A small school house, built in 1902, housed from 10 to 30 children from grades 1 through 8. Ehrlich‘s general store had everything from thread to cattle feed, and included the local post office.

The mill at Ehrlich had several owners that included the Hughes Mill, the Day-Pingry Mill and the Houghten Lumber Company. In later years the timber, at Ehrlich, was logged off by the Nelson and Neal Lumber Company.

In the 1920’s the handwriting was on the wall. The forest was not limitless, the end was in sight. With the passing of the timber, Ehrlich passed right along with it. Where once there were scenes of life and activity – all was quiet and are just memories for a few fortunate enough to still be around. 

Mill Town Montborne
Walker Valley and Montborne were the first sections around Big Lake to have settlers, mills, and schools. In 1887, While Hugh Walker was settling in Walker Valley and building a mill, Dr. H.P Montborne built a shingle mill and homesteaded in Montborne. Dr. Montborne was a much better Doctor than a lumberman and the shingle mill soon collapsed and went into receivership. The mill burned and in 1889, Shrewsbury and McLean bought what machinery was left and set up a small mill on the north end of Big Lake. John Nelson constructed a new mill and began operation in July 1903.

Montborne had its own store, hotel, boardinghouse, post office, train depot, W.C.T.U. Hall as well as other buildings.

In 1913, John Nelson died and Frank Neal took over the company. Logs were taken from the Ehrlich area to the Neal Mill by the Day Lumber Company’s old steam boat.
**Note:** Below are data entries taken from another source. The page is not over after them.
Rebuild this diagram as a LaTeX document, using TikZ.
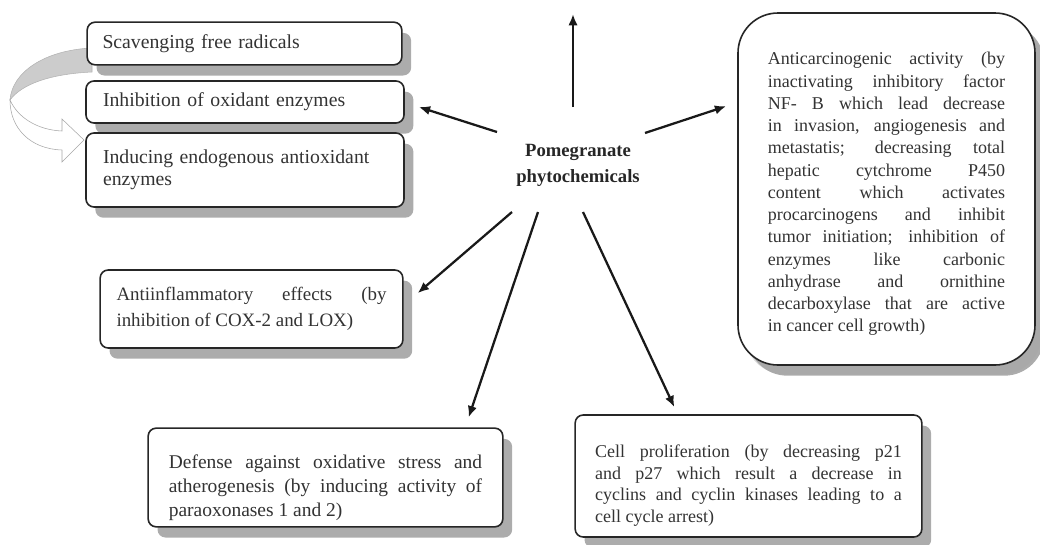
\documentclass[tikz,border=0pt]{standalone}
\usepackage{fontspec}
\setmainfont{Liberation Serif}
\usetikzlibrary{positioning,shapes,shadows,arrows,arrows.meta,calc}

\tolerance=10000
\hyphenpenalty=10000

\tikzset{
  effect/.style={draw=black!85, line width=1.2pt, fill=white, rounded corners=6pt,
    drop shadow={shadow xshift=7pt, shadow yshift=-8pt, fill=black!65, opacity=0.5},
    text=black!80, inner sep=0pt},
  small/.style={font=\fontsize{14.8pt}{16.3pt}\selectfont, align=left, text width=213pt},
  arr/.style={line width=1.7pt, black!90, -{Latex[length=8.5pt,width=7pt]}},
}

\begin{document}
\begin{tikzpicture}[x=0.75pt,y=-0.75pt]
    \useasboundingbox (0,0) rectangle (1040,544);

    % zavita puscica
    \filldraw[gray!60, fill=gray!40] (92,48) .. controls (45,50) and (12,72) .. (10,100)
        .. controls (22,84) and (50,74) .. (92,72) -- cycle;
    \filldraw[gray!70, fill=white] (10,100) .. controls (18,118) and (38,130) .. (62,131)
        -- (62,119) -- (84,140) -- (62,162) -- (62,150)
        .. controls (30,149) and (10,128) .. (10,100) -- cycle;

    % levi okvirji
    \node[effect, small, minimum width=236pt, minimum height=32pt] (scav) at (244.5,43.5)
        {Scavenging free radicals};
    \node[effect, small, minimum width=238.5pt, minimum height=31.5pt] (inh) at (245,102)
        {Inhibition of oxidant enzymes};
    \node[effect, small, minimum width=238.5pt, minimum height=55.5pt] (ind) at (245,170)
        {Inducing endogenous antioxidant\\ enzymes};

    % ostali okvirji
    \node[effect, minimum width=227pt, minimum height=58.5pt, text width=202.5pt, align=justify,
        font=\fontsize{14.2pt}{20pt}\selectfont] (afx) at (251.5,309)
        {Antiinflammatory effects (by\linebreak inhibition of COX-2 and LOX)};
    \node[effect, text height=25pt, minimum width=266pt, minimum height=74pt, text width=235pt, align=justify,
        font=\fontsize{14.6pt}{18pt}\selectfont] (def) at (325.5,477.5)
        {Defense against oxidative stress and\linebreak atherogenesis (by inducing activity of\linebreak paraoxonases 1 and 2)};
    \node[effect, text height=24pt, minimum width=260pt, minimum height=91.5pt, text width=230pt, align=justify,
        font=\fontsize{13.5pt}{16.3pt}\selectfont] (cel) at (748.5,476)
        {Cell proliferation (by decreasing p21\linebreak and p27 which result a decrease in\linebreak cyclins and cyclin kinases leading to a\linebreak cell cycle arrest)};
    \node[effect, text height=17pt, rounded corners=30pt, minimum width=222.75pt, minimum height=264pt, text width=178pt,
        align=justify, font=\fontsize{13.5pt}{16.7pt}\selectfont,
        drop shadow={shadow xshift=5pt, shadow yshift=-7pt, fill=black!35, opacity=0.4}] (anti) at (886.5,189)
        {Anticarcinogenic activity (by\linebreak inactivating inhibitory factor\linebreak NF- B which lead decrease\linebreak
         in invasion, angiogenesis and\linebreak metastatis; decreasing total\linebreak hepatic cytchrome P450\linebreak
         content which activates\linebreak procarcinogens and inhibit\linebreak tumor initiation; inhibition of\linebreak
         enzymes like carbonic\linebreak anhydrase and ornithine\linebreak decarboxylase that are active\linebreak
         in cancer cell growth)};

    % sredina
    \node[align=center, text=black!85, font=\fontsize{14pt}{19.5pt}\selectfont\bfseries] (pg) at (578,165)
        {Pomegranate\\ phytochemicals};

    % puscice
    \coordinate (up) at (573,14);
    \draw[arr] ([shift={(-5,-58)}]pg.center) -- (up);
    \draw[arr] ([shift={(-81,-33)}]pg.center) -- ([shift={(14,5)}]inh.east);
    \draw[arr] ([shift={(67,-32)}]pg.center) -- ([shift={(-11,94)}]anti.north west);
    \draw[arr] ([shift={(-66,47)}]pg.center) -- ([shift={(14,24)}]afx.north east);
    \draw[arr] ([shift={(-40,47)}]pg.center) -- ([shift={(-35,-10)}]def.north east);
    \draw[arr] ([shift={(5,47)}]pg.center) -- ([shift={(100,-7)}]cel.north west);
\end{tikzpicture}
\end{document}
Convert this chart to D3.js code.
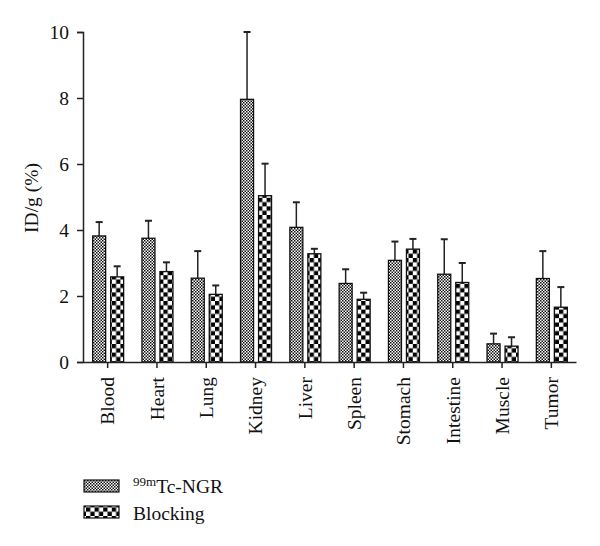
<!DOCTYPE html>
<html><head><meta charset="utf-8">
<script src="https://cdn.jsdelivr.net/npm/d3@7"></script>
<style>body{margin:0;background:#fff}svg{display:block}</style>
</head><body>
<script>
const categories = ["Blood","Heart","Lung","Kidney","Liver","Spleen","Stomach","Intestine","Muscle","Tumor"];
const ngrMean  = [3.82,3.75,2.54,7.96,4.08,2.38,3.08,2.66,0.55,2.53];
const ngrErr   = [0.42,0.53,0.82,2.04,0.76,0.43,0.57,1.06,0.31,0.83];
const blkMean  = [2.58,2.74,2.05,5.04,3.28,1.90,3.42,2.41,0.48,1.66];
const blkErr   = [0.32,0.28,0.27,0.97,0.15,0.20,0.31,0.59,0.27,0.61];
const yTicks = [0,2,4,6,8,10];

const W=600,H=546;
const svg=d3.select("body").append("svg").attr("width",W).attr("height",H);
const font="'Liberation Serif','DejaVu Serif',serif";
const ink="#222";
const fs=19.5;
const defs=svg.append("defs");
// fine checker
const p1=defs.append("pattern").attr("id","fine").attr("patternUnits","userSpaceOnUse").attr("width",3).attr("height",3);
p1.append("rect").attr("width",3).attr("height",3).attr("fill","#fff");
p1.append("rect").attr("width",1.5).attr("height",1.5).attr("fill","#111");
p1.append("rect").attr("x",1.5).attr("y",1.5).attr("width",1.5).attr("height",1.5).attr("fill","#111");
// coarse checker
const p2=defs.append("pattern").attr("id","coarse").attr("patternUnits","userSpaceOnUse").attr("width",8.6).attr("height",8.6);
p2.append("rect").attr("width",8.6).attr("height",8.6).attr("fill","#fff");
p2.append("rect").attr("width",4.3).attr("height",4.3).attr("fill","#000");
p2.append("rect").attr("x",4.3).attr("y",4.3).attr("width",4.3).attr("height",4.3).attr("fill","#000");

const x=d3.scaleBand().domain(categories).range([83,576]);
const y=d3.scaleLinear().domain([0,10]).range([362,32]);
const barW=13;

// y axis
const ya=svg.append("g").attr("transform","translate(83,0)")
  .call(d3.axisLeft(y).tickValues(yTicks).tickSize(6).tickPadding(8));
ya.select(".domain").attr("stroke",ink).attr("stroke-width",1.5);
ya.selectAll(".tick line").attr("stroke",ink).attr("stroke-width",1.5);
ya.selectAll("text").attr("font-family",font).attr("font-size",fs).attr("fill","#111");

svg.append("text").attr("transform","translate(38,198) rotate(-90)")
  .attr("text-anchor","middle").attr("font-family",font).attr("font-size",fs).attr("fill","#111").text("ID/g (%)");

// bars
const series=[
  {mean:ngrMean,err:ngrErr,fill:"url(#fine)",off:-15},
  {mean:blkMean,err:blkErr,fill:"url(#coarse)",off:3}
];
series.forEach(s=>{
  const g=svg.append("g");
  categories.forEach((c,i)=>{
    const cx=x(c)+x.bandwidth()/2+s.off;
    const top=y(s.mean[i]), et=y(s.mean[i]+s.err[i]);
    g.append("line").attr("x1",cx+barW/2).attr("x2",cx+barW/2).attr("y1",top).attr("y2",et).attr("stroke",ink).attr("stroke-width",1.5);
    g.append("line").attr("x1",cx+barW/2-3.5).attr("x2",cx+barW/2+3.5).attr("y1",et).attr("y2",et).attr("stroke",ink).attr("stroke-width",2);
    g.append("rect").attr("x",cx).attr("y",top).attr("width",barW).attr("height",y(0)-top)
      .attr("fill",s.fill).attr("stroke","#111").attr("stroke-width",1.3);
  });
});

// x axis
const xa=svg.append("g").attr("transform","translate(0,362)")
  .call(d3.axisBottom(x).tickSize(6).tickSizeOuter(0).tickPadding(8));
xa.select(".domain").attr("stroke",ink).attr("stroke-width",1.5);
xa.selectAll(".tick line").attr("stroke",ink).attr("stroke-width",1.5);
xa.selectAll("text").attr("font-family",font).attr("font-size",fs).attr("fill","#111")
  .attr("transform","rotate(-90)").attr("text-anchor","end").attr("dy","0.35em").attr("x",-15).attr("y",0);

// legend
const lg=svg.append("g");
lg.append("rect").attr("x",84).attr("y",480).attr("width",35).attr("height",12).attr("fill","url(#fine)").attr("stroke","#111").attr("stroke-width",1.2);
lg.append("rect").attr("x",84).attr("y",506).attr("width",35).attr("height",12).attr("fill","url(#coarse)").attr("stroke","#111").attr("stroke-width",1.2);
const t1=lg.append("text").attr("x",133).attr("y",493).attr("font-family",font).attr("font-size",fs).attr("fill","#111");
t1.append("tspan").attr("font-size",13).attr("dy",-7).text("99m");
t1.append("tspan").attr("dy",7).text("Tc-NGR");
lg.append("text").attr("x",133).attr("y",520).attr("font-family",font).attr("font-size",fs).attr("fill","#111").text("Blocking");
</script>
</body></html>
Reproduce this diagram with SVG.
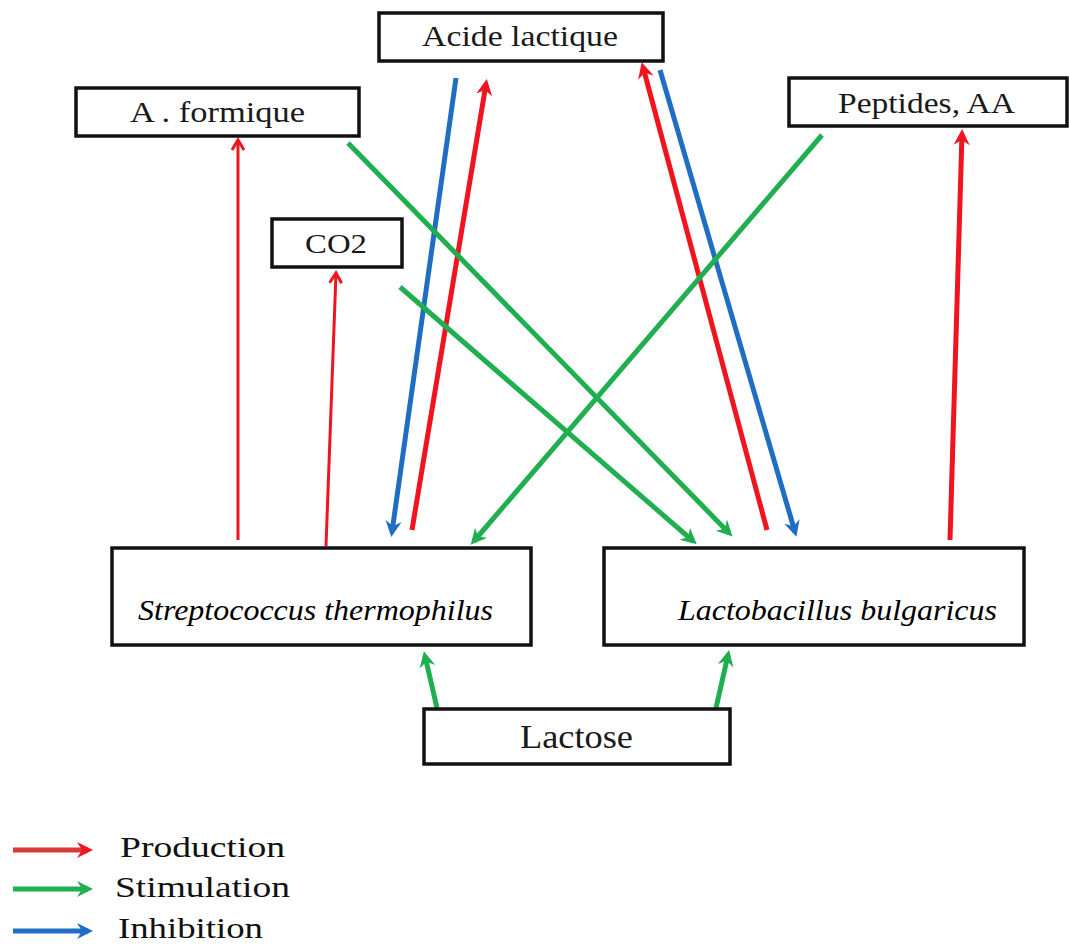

In 1924 the Montborne mill (pictured above) employed 75 men. Frank Neal died that year and company was sold in 1926. During the following years, Montborne was beset with fires and company failures, and in 1930, Mr. B.H Jones turned the mill’s remains into a shingle mill. Later the town’s buildings were torn down or burned and in the 1940’s the school was consolidated with Big Lake School. 

Mill Town Big Lake
In 1898, Shrewsbury and McLean bought what machinery was left from the first Montborne mill and set up a new mill at the north end of Big Lake. In 1899, Shrewsbury and McLean sold their mill to Parker Brothers who owned two other shingle mills. They moved their shingle mills to Big Lake. The Big Lake Mill was sold to Joe Day in 1900 and thus began the Day Lumber Company.

In 1902, Wixson and Bronson, of Rhinelander, Wisconsin became the major stockholders of the Day Lumber Company. The company made many improvements to the plant and by 1910 the Day Lumber Company was a growing productive concern. The little town of Big Lake was in its heyday just before World War I. Business was good, and there were steady jobs for men anxious to work.

The town of Big Lake was owned by the Day Lumber Company. The town had a depot, company store, post office, hotel, boarding house, town hall, reading room, church, hospital, as well as many other storage buildings, bunk houses and many company houses for the mill workers families. The Day Lumber Company had it’s own money, called “tin money” that was used to pay workers and to make purchases at the Company Store. 

Two fires destroyed a major part of the town of Big Lake. The first fire was in 1923 and the second and most destructive fire was in 1925. As in many other mill towns of that time, the 1923 and 1925 fires changed the course of Big Lake’s history and the course of many of the people’s lives.